Adapting lessons for children with vision impairment: Part one

Post date: 
Thursday, 30 June 2016
Anna Pilson

In a series of real-life case studies, Anna Pilson (pictured), a QTVI from Sheffield, shares how to approach modifying resources for learners with vision impairment. In part one of three, Anna tells the story of her Year 7 history student.

The key role of a qualified teacher of children with vision impairment (QTVI) is to provide support to children with VI so they have access to the curriculum effectively. This might mean changing resources into a format the child can read, such as large print, braille or electronic formats. We also need to consider content and might simplify the language or reduce the volume. This allows the child to meet the learning objectives while keeping up with the pace of the lesson.

Brandan’s story

Brandan has been blind since birth and recently moved to mainstream secondary school with a VI integrated resource.

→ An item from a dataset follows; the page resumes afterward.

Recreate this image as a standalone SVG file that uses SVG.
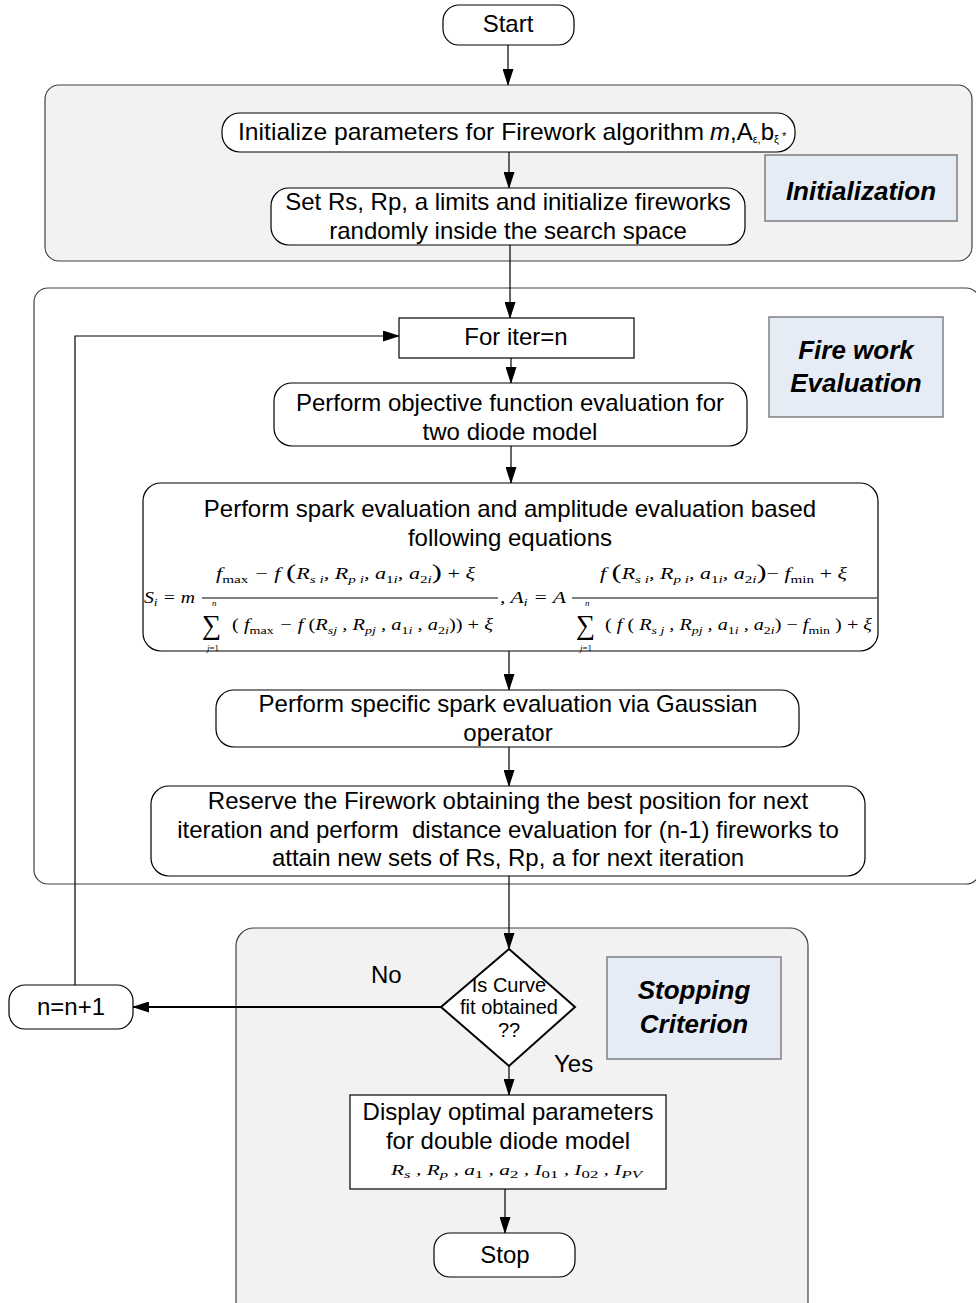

This is where specialist staff are based on-site to support children with VI. Brandan works using the Grade 2 Unified English Braille code, although is not always secure on contractions (combinations of dots that represent part of whole words). His reading rate is slow and he requires additional reinforcement of instructions and key information. He is currently working at a level comparable to an old National Curriculum Level 3, which puts him towards the lower end of ability in his class.

Adapting resources

The class teacher asked pupils to read a document about the decline of the Roman Empire, create a mind-map to show an understanding of the information, and to meet the lesson objective, write a response explaining the decline. The text was presented in size 8 font and was complex in content as well as being a full A4 sheet in length.
To make sure Brandan could keep up with peers and achieve a good level of independence, I reduced the volume of information and simplified the language, but retained key words and enough relevant content from which to make a judgment. I then sent the document to the teacher for his feedback.
By producing this resource, the teacher had a clear example of what level of differentiation in terms of volume and language would allow Brandan to access the lesson effectively.

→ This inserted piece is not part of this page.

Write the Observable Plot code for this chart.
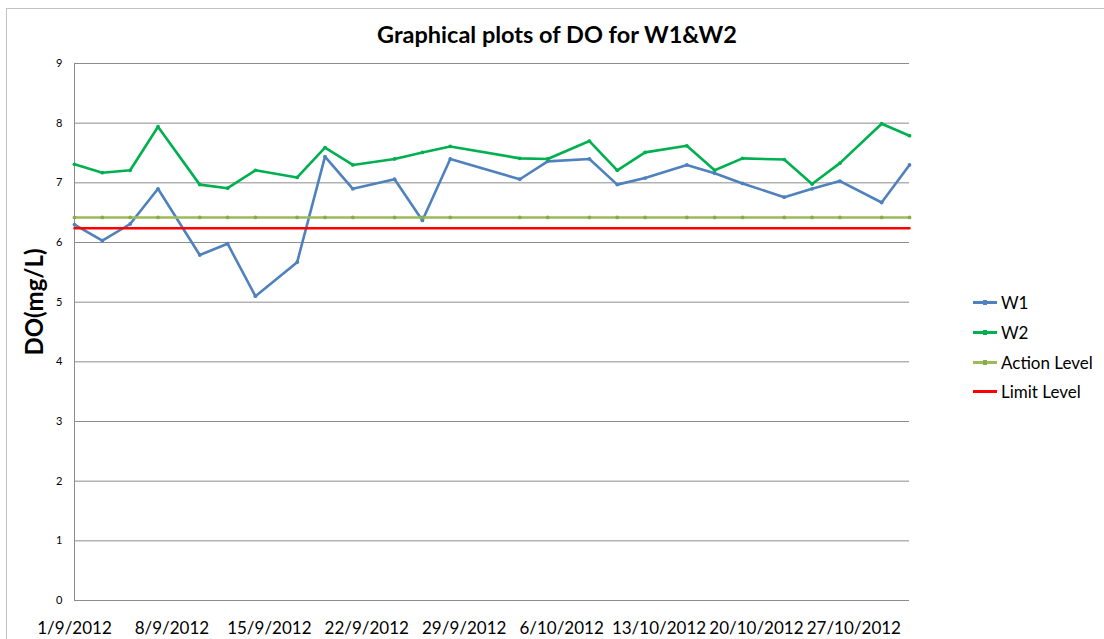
<!DOCTYPE html>
<html>
<head>
<meta charset="utf-8">
<script src="https://cdn.jsdelivr.net/npm/d3@7"></script>
<script src="https://cdn.jsdelivr.net/npm/@observablehq/plot@0.6"></script>
<style>
  html, body { margin: 0; padding: 0; background: #fff; }
  body { width: 1104px; height: 639px; overflow: hidden; position: relative; font-family: Lato, "Open Sans", sans-serif; color: #000; }
  #frame { position: absolute; left: 6px; top: 8px; width: 1300px; height: 800px; border: 1px solid #c3c3c3; }
  #title { position: absolute; left: 0; width: 1114px; top: 20px; text-align: center; font-weight: bold; font-size: 23.5px; line-height: normal; }
  #ylabel { position: absolute; left: 33px; top: 302px; transform: translate(-50%, -50%) rotate(-90deg); font-weight: bold; font-size: 24px; white-space: nowrap; }
  #legend { position: absolute; left: 973px; top: 288px; font-size: 17px; }
  .row { height: 29.7px; display: flex; align-items: center; }
  .sw { position: relative; width: 24px; height: 3px; margin-right: 4px; }
  .sw i { position: absolute; left: 10px; top: -1px; width: 4px; height: 5px; }
  #chart { position: absolute; left: 0; top: 0; }
</style>
</head>
<body>
<div id="frame"></div>
<div id="chart"></div>
<div id="title">Graphical plots of DO for W1&amp;W2</div>
<div id="ylabel">DO(mg/L)</div>
<div id="legend"></div>
<script>
// ---- data ----
const dates = ["2012-09-01","2012-09-03","2012-09-05","2012-09-07","2012-09-10","2012-09-12","2012-09-14",
  "2012-09-17","2012-09-19","2012-09-21","2012-09-24","2012-09-26","2012-09-28","2012-10-03","2012-10-05",
  "2012-10-08","2012-10-10","2012-10-12","2012-10-15","2012-10-17","2012-10-19","2012-10-22","2012-10-24",
  "2012-10-26","2012-10-29","2012-10-31"];
const w1Values = [6.30, 6.03, 6.31, 6.90, 5.79, 5.98, 5.10, 5.67, 7.44, 6.90, 7.06, 6.37, 7.40,
  7.06, 7.36, 7.40, 6.97, 7.08, 7.30, 7.16, 6.99, 6.76, 6.90, 7.03, 6.67, 7.30];
const w2Values = [7.31, 7.17, 7.21, 7.94, 6.97, 6.91, 7.21, 7.09, 7.59, 7.30, 7.40, 7.51, 7.61,
  7.41, 7.40, 7.70, 7.21, 7.51, 7.62, 7.21, 7.41, 7.39, 6.98, 7.33, 7.99, 7.79];
const actionLevel = 6.42;
const limitLevel = 6.24;
const xTickDates = ["2012-09-01","2012-09-08","2012-09-15","2012-09-22","2012-09-29","2012-10-06",
  "2012-10-13","2012-10-20","2012-10-27"];
const xDomain = ["2012-09-01","2012-10-31"];
const yTicks = [0, 1, 2, 3, 4, 5, 6, 7, 8, 9];
const seriesNames = ["W1", "W2", "Action Level", "Limit Level"];
const seriesColors = ["#4F81BD", "#00B050", "#9BBB59", "#FF0000"];

// ---- build ----
const parse = s => new Date(s + "T00:00:00Z");
const rows = [];
dates.forEach((d, i) => {
  rows.push({date: parse(d), value: w1Values[i], series: "W1"});
  rows.push({date: parse(d), value: w2Values[i], series: "W2"});
  rows.push({date: parse(d), value: actionLevel, series: "Action Level"});
  rows.push({date: parse(d), value: limitLevel, series: "Limit Level"});
});
const color = Object.fromEntries(seriesNames.map((n, i) => [n, seriesColors[i]]));
const fmt = d => `${d.getUTCDate()}/${d.getUTCMonth() + 1}/${d.getUTCFullYear()}`;

const lineMarks = seriesNames.map(n => Plot.line(rows.filter(r => r.series === n),
  {x: "date", y: "value", stroke: color[n], strokeWidth: 2.6, strokeLinejoin: "miter"}));
const dotMarks = ["W1", "W2", "Action Level"].map(n => Plot.dot(rows.filter(r => r.series === n),
  {x: "date", y: "value", r: 1.9, fill: n === "Action Level" ? "#8aab48" : color[n], stroke: "none"}));

const chart = Plot.plot({
  width: 1104,
  height: 639,
  marginLeft: 74,
  marginRight: 195,
  marginTop: 63,
  marginBottom: 39,
  style: {fontFamily: "Lato, 'Open Sans', sans-serif", color: "#000", background: "transparent"},
  x: {type: "utc", domain: xDomain.map(parse)},
  y: {domain: [0, 9]},
  marks: [
    Plot.ruleY(yTicks, {stroke: "#8c8c8c", strokeWidth: 1, strokeOpacity: 1}),
    Plot.ruleX([parse(xDomain[0])], {y1: 0, y2: 9, stroke: "#8c8c8c", strokeWidth: 1, strokeOpacity: 1}),
    Plot.axisY({ticks: yTicks, tickSize: 0, tickPadding: 12, fontSize: 11, label: null}),
    Plot.axisX({ticks: xTickDates.map(parse), tickFormat: fmt, tickSize: 0, tickPadding: 21, fontSize: 17, label: null}),
    lineMarks[0], dotMarks[0],
    lineMarks[1], dotMarks[1],
    lineMarks[2], dotMarks[2],
    lineMarks[3]
  ]
});
document.getElementById("chart").appendChild(chart);

// legend
const legend = document.getElementById("legend");
seriesNames.forEach((n, i) => {
  const row = document.createElement("div");
  row.className = "row";
  const sw = document.createElement("span");
  sw.className = "sw";
  sw.style.background = seriesColors[i];
  if (i < 3) {
    const m = document.createElement("i");
    m.style.background = i === 2 ? "#8aab48" : seriesColors[i];
    sw.appendChild(m);
  }
  const t = document.createElement("span");
  t.textContent = n;
  row.appendChild(sw);
  row.appendChild(t);
  legend.appendChild(row);
});
</script>
</body>
</html>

While the pupil's learning is ultimately the responsibility of the teacher, QTVIs may need to demonstrate differentiation to upskill the teacher in meeting the needs of the individual student.

Maintaining regular dialogue with school staff helps support the child by ensuring everyone is aware what skills the child needs to develop to progress towards independence, such as braille literacy, team working skills and curriculum knowledge.

Practical preparation

At Sheffield Vision Support Service, we are able to request bespoke modified resources for pupils. Our Curriculum Support Officer allocates requests to technical staff based on priority and urgency. Technical staff then refer to our personalised work preparation form to prepare the work in a format the child can read. The form outlines a pupil's individual formatting preferences and current access requirements.
I requested a double-line spaced copy of the revised document in braille for Brandan so he could underline key words and phrases using tactile wikki sticks. This would support the development of his braille reading, tracking and locating skills, which are useful for work across the curriculum.

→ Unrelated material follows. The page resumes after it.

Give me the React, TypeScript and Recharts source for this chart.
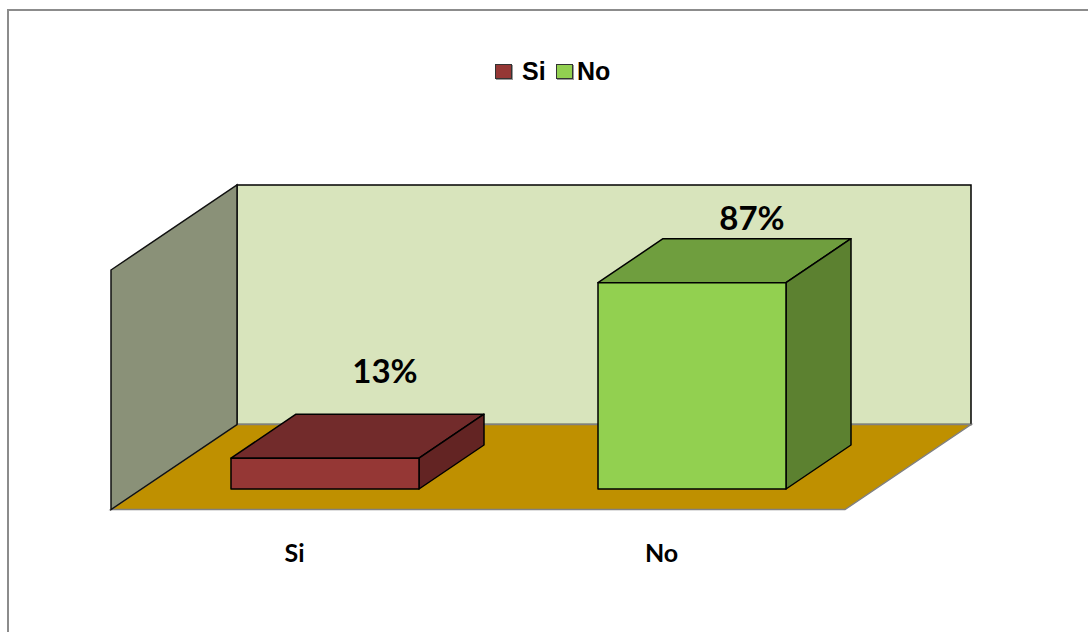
import { BarChart, Bar, XAxis, YAxis, Legend, LabelList, ReferenceArea } from 'recharts'

const categories = ['Si', 'No']
const percentages = [13, 87]
const frontColors = ['#953735', '#92d050']
const topColors = ['#722b2b', '#6f9e3e']
const sideColors = ['#632423', '#5c8130']

const data = categories.map((name, i) => ({ name, value: percentages[i] }))

const AXIS_MAX = 101

// depth of the room and of the boxes, in px
const ROOM_DX = 126
const ROOM_DY = -85
const BOX_DX = 65
const BOX_DY = -44
const SHIFT_X = 30
const SHIFT_Y = -20.5

const pts = (list: number[][]) => list.map((p) => p.join(',')).join(' ')

const Room = ({ x, y, width, height }: any) => {
  const bottom = y + height
  const right = x + width
  return (
    <g>
      <polygon
        points={pts([[x + ROOM_DX, y + ROOM_DY], [right + ROOM_DX, y + ROOM_DY], [right + ROOM_DX, bottom + ROOM_DY], [x + ROOM_DX, bottom + ROOM_DY]])}
        fill="#d8e4bc"
        stroke="#000"
        strokeWidth={1.5}
      />
      <polygon
        points={pts([[x, bottom], [right, bottom], [right + ROOM_DX, bottom + ROOM_DY], [x + ROOM_DX, bottom + ROOM_DY]])}
        fill="#bf9000"
        stroke="#808080"
        strokeWidth={1.5}
      />
      <polygon
        points={pts([[x, y], [x + ROOM_DX, y + ROOM_DY], [x + ROOM_DX, bottom + ROOM_DY], [x, bottom]])}
        fill="#8a9178"
        stroke="#111"
        strokeWidth={1.5}
      />
    </g>
  )
}

const Box = ({ x, y, width, height, index }: any) => {
  const left = x + SHIFT_X
  const right = left + width
  const top = y + SHIFT_Y
  const bottom = top + height
  const line = { stroke: '#000', strokeWidth: 1.5, strokeLinejoin: 'round' as const }
  return (
    <g>
      <polygon
        points={pts([[left, top], [right, top], [right + BOX_DX, top + BOX_DY], [left + BOX_DX, top + BOX_DY]])}
        fill={topColors[index]}
        {...line}
      />
      <polygon
        points={pts([[right, top], [right + BOX_DX, top + BOX_DY], [right + BOX_DX, bottom + BOX_DY], [right, bottom]])}
        fill={sideColors[index]}
        {...line}
      />
      <rect x={left} y={top} width={width} height={height} fill={frontColors[index]} {...line} />
    </g>
  )
}

// the two labels were placed by hand in the original, so they don't sit at the same height
const PercentLabel = ({ x, y, width, value, index }: any) => (
  <text
    x={x + width / 2 + SHIFT_X + 60}
    y={y + (index === 0 ? -96 : -73)}
    textAnchor="middle"
    fontFamily="Lato, sans-serif"
    fontWeight={700}
    fontSize={33}
    fill="#000"
  >
    {value}%
  </text>
)

const LegendRow = () => (
  <div style={{ position: 'relative', width: 130, height: 26, fontFamily: '"Liberation Sans", Arial, sans-serif', fontWeight: 700, fontSize: 25, color: '#000' }}>
    {categories.map((name, i) => (
      <span key={name} style={{ position: 'absolute', left: i === 0 ? 0 : 61, top: 0, display: 'flex', alignItems: 'center', lineHeight: '26px' }}>
        <span style={{ display: 'inline-block', boxSizing: 'border-box', width: 17, height: 15, marginRight: i === 0 ? 10 : 4, background: frontColors[i], border: '1px solid #333', boxShadow: '1px 1px 0 #999' }} />
        {name}
      </span>
    ))}
  </div>
)

export default function App() {
  return (
    <div style={{ position: 'absolute', left: 0, top: 0, width: 1088, height: 632, background: '#fff', overflow: 'hidden' }}>
      <div style={{ position: 'absolute', left: 7, top: 9, right: -4, bottom: -4, borderLeft: '2px solid #8c8c8c', borderTop: '2px solid #8c8c8c' }} />
      <BarChart
        width={1088}
        height={632}
        data={data}
        margin={{ top: 270, right: 243, bottom: 0, left: 111 }}
        barSize={188}
      >
        <ReferenceArea y1={0} y2={AXIS_MAX} shape={<Room />} ifOverflow="visible" />
        <XAxis
          dataKey="name"
          axisLine={false}
          tickLine={false}
          height={122.5}
          tickMargin={29}
          tick={{ fontFamily: 'Lato, sans-serif', fontWeight: 700, fontSize: 25, fill: '#000' }}
        />
        <YAxis hide domain={[0, AXIS_MAX]} width={0} />
        <Legend
          layout="horizontal"
          verticalAlign="middle"
          content={<LegendRow />}
          wrapperStyle={{ position: 'absolute', left: 495, top: 58, width: 130, height: 26 }}
        />
        <Bar dataKey="value" isAnimationActive={false} shape={<Box />}>
          <LabelList dataKey="value" content={<PercentLabel />} />
        </Bar>
      </BarChart>
    </div>
  )
}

It's important to balance the need to keep up with the pace of the lesson, develop subject-specific knowledge, and support additional curriculum skills, in this case braille literacy.

Accessing the lesson
Brandan accessed the lesson successfully using the modified resource. He focussed on reading the braille and underlining key ideas to prepare for his written task. We decided for Brandan not to complete the mind-map task to give him adequate time to build up his tactile skills and not overload him. Instead, the reinforcement of information took place through the underlining task, allowing him to meet the lesson objectives of identifying and selecting information.

It is not necessary to modify every resource or for the pupil to complete all activities. As long as they have the opportunity to meet the same objectives as their peers, they therefore have the opportunity to make the same progress.

After the lesson, I made sure I had the opportunity to discuss with Brandan how he thought the task went. This allowed me to reflect on my practice, but also to encourage Brandan to take responsibility for his learning. His feedback allowed me to gradually reduce adult support in other similar tasks, allowing him to participate more independently in the lesson, demonstrating his knowledge and skills development and also increased self-esteem.
This is just one case study into a single lesson, but it shows how important it is for the QTVI to model good practice, upskilling both teacher and child, and ensure that there are good communication channels to inform future differentiation, modification and support across the curriculum.

Sheffield Vision Support Service

Sheffield Vision Support Service supports children with VI from birth to 25 years of age. As a teaching service, one of our key aims is to enable each child to maximize their educational opportunities. We do this by supporting an inclusive learning environment where children can use their abilities to the full. The service visits schools across the city to provide bespoke modification of learning resources, mainstream staff training, specialist teaching and in class support.